-------- Material provided
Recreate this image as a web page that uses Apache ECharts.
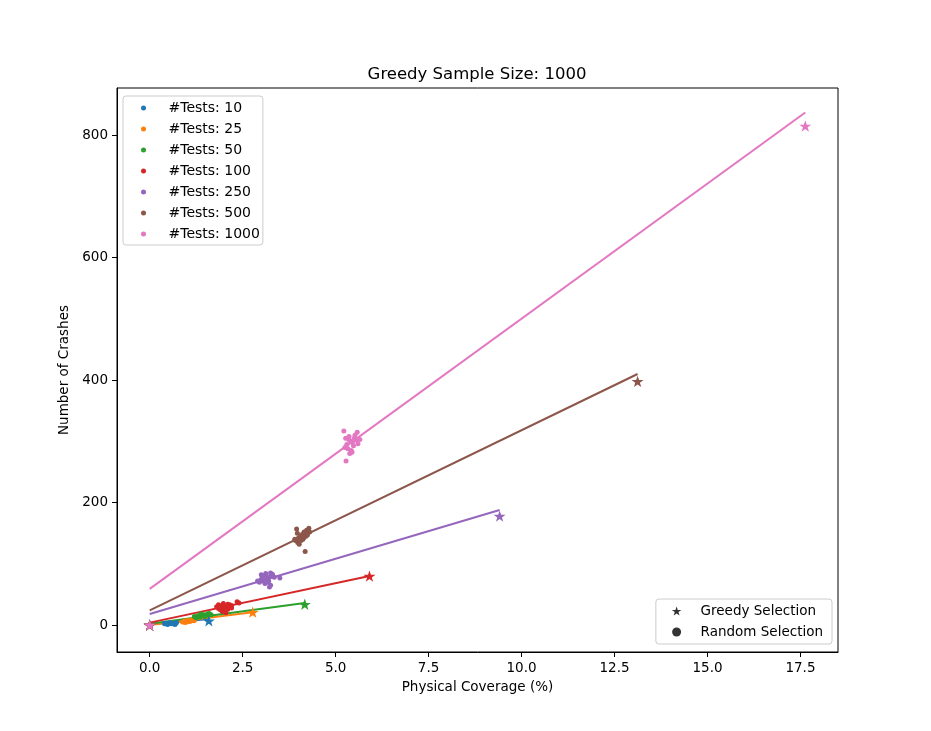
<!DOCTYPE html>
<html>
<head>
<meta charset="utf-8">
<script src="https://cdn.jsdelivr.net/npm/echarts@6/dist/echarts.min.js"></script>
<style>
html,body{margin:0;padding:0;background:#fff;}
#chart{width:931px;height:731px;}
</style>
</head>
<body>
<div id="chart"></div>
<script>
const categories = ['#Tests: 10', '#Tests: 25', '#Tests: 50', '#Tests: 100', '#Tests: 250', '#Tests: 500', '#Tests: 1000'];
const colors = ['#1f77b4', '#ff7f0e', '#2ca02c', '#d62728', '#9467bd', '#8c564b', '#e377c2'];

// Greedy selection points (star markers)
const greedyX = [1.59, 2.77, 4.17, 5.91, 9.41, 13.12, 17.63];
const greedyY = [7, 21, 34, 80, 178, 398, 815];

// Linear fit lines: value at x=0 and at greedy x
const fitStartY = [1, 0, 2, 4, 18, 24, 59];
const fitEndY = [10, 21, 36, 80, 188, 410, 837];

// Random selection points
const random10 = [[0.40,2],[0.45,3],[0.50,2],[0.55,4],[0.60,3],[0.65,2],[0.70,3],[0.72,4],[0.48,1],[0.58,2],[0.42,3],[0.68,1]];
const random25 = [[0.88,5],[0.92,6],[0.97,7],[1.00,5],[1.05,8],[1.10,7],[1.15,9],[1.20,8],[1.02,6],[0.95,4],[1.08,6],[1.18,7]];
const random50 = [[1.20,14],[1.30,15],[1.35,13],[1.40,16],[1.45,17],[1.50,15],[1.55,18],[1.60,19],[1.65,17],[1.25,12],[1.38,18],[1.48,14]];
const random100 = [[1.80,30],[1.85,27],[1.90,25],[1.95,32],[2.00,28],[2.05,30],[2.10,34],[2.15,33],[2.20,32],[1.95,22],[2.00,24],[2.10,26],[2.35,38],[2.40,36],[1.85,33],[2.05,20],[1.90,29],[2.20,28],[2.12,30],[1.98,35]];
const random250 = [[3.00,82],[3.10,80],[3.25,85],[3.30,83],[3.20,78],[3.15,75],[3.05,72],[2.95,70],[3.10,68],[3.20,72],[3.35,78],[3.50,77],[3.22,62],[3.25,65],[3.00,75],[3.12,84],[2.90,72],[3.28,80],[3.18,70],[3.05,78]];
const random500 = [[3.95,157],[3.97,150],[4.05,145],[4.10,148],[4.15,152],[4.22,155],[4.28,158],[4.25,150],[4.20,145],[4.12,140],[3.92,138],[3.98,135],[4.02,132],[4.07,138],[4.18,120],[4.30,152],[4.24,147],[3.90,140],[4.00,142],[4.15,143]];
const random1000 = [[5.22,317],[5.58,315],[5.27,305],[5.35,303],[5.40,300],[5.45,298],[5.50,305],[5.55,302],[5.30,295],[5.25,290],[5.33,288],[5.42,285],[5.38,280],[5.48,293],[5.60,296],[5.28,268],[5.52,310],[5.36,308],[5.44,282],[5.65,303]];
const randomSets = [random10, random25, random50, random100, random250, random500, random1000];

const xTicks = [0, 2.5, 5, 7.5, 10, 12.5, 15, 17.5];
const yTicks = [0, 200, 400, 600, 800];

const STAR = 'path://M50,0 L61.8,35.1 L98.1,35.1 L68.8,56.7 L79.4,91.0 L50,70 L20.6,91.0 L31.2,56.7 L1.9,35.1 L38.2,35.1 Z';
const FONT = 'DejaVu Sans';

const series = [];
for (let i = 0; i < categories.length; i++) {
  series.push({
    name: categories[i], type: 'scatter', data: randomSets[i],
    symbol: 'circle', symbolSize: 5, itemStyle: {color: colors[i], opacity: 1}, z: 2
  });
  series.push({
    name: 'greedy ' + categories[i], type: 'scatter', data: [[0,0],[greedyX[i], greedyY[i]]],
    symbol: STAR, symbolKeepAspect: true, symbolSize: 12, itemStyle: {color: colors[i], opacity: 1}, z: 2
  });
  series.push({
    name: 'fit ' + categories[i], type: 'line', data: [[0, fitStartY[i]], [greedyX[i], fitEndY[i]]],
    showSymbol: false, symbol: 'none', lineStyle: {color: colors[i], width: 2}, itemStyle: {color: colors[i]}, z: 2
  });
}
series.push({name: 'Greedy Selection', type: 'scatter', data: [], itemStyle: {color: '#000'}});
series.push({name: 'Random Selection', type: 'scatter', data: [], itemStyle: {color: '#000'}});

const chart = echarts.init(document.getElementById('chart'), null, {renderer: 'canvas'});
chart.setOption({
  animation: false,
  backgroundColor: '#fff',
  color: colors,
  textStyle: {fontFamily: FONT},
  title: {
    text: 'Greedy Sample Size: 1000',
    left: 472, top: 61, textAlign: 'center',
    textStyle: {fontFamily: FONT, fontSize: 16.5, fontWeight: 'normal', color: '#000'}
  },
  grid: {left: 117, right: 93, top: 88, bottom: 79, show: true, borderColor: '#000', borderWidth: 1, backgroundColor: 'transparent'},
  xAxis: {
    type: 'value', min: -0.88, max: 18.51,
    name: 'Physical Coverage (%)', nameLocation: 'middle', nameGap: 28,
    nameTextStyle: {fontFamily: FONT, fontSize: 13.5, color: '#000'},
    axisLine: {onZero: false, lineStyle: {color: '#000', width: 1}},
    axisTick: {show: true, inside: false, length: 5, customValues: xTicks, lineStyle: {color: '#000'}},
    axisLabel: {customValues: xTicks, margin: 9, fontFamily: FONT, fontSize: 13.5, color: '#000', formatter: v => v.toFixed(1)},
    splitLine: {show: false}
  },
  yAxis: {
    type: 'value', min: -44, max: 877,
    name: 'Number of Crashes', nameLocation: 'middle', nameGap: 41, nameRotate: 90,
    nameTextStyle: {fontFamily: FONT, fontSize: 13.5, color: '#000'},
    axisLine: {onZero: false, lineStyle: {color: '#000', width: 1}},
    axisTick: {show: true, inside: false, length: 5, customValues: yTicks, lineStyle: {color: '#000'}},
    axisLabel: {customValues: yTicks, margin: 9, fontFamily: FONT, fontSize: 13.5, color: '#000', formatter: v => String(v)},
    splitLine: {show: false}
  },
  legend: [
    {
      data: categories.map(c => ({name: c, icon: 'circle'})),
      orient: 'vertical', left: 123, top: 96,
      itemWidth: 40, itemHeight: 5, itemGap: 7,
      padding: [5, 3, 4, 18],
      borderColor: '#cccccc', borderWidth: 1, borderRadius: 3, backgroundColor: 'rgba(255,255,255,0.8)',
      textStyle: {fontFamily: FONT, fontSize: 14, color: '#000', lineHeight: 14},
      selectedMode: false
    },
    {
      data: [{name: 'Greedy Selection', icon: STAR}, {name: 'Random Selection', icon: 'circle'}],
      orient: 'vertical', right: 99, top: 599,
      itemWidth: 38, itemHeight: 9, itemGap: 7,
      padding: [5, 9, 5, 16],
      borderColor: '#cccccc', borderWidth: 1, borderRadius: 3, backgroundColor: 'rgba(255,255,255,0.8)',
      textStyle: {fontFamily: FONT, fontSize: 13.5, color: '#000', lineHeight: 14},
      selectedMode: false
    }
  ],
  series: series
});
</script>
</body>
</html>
----------------
▸ **Exercise**:
The lines from the start of the data through the line that contains "const fitEndY = [10, 21, 36, 80, 188, 410, 837];" are to be returned exactly, please, with both ends included and every picture left out.

▸ **Solution**:
Recreate this image as a web page that uses Apache ECharts.
<!DOCTYPE html>
<html>
<head>
<meta charset="utf-8">
<script src="https://cdn.jsdelivr.net/npm/echarts@6/dist/echarts.min.js"></script>
<style>
html,body{margin:0;padding:0;background:#fff;}
#chart{width:931px;height:731px;}
</style>
</head>
<body>
<div id="chart"></div>
<script>
const categories = ['#Tests: 10', '#Tests: 25', '#Tests: 50', '#Tests: 100', '#Tests: 250', '#Tests: 500', '#Tests: 1000'];
const colors = ['#1f77b4', '#ff7f0e', '#2ca02c', '#d62728', '#9467bd', '#8c564b', '#e377c2'];

// Greedy selection points (star markers)
const greedyX = [1.59, 2.77, 4.17, 5.91, 9.41, 13.12, 17.63];
const greedyY = [7, 21, 34, 80, 178, 398, 815];

// Linear fit lines: value at x=0 and at greedy x
const fitStartY = [1, 0, 2, 4, 18, 24, 59];
const fitEndY = [10, 21, 36, 80, 188, 410, 837];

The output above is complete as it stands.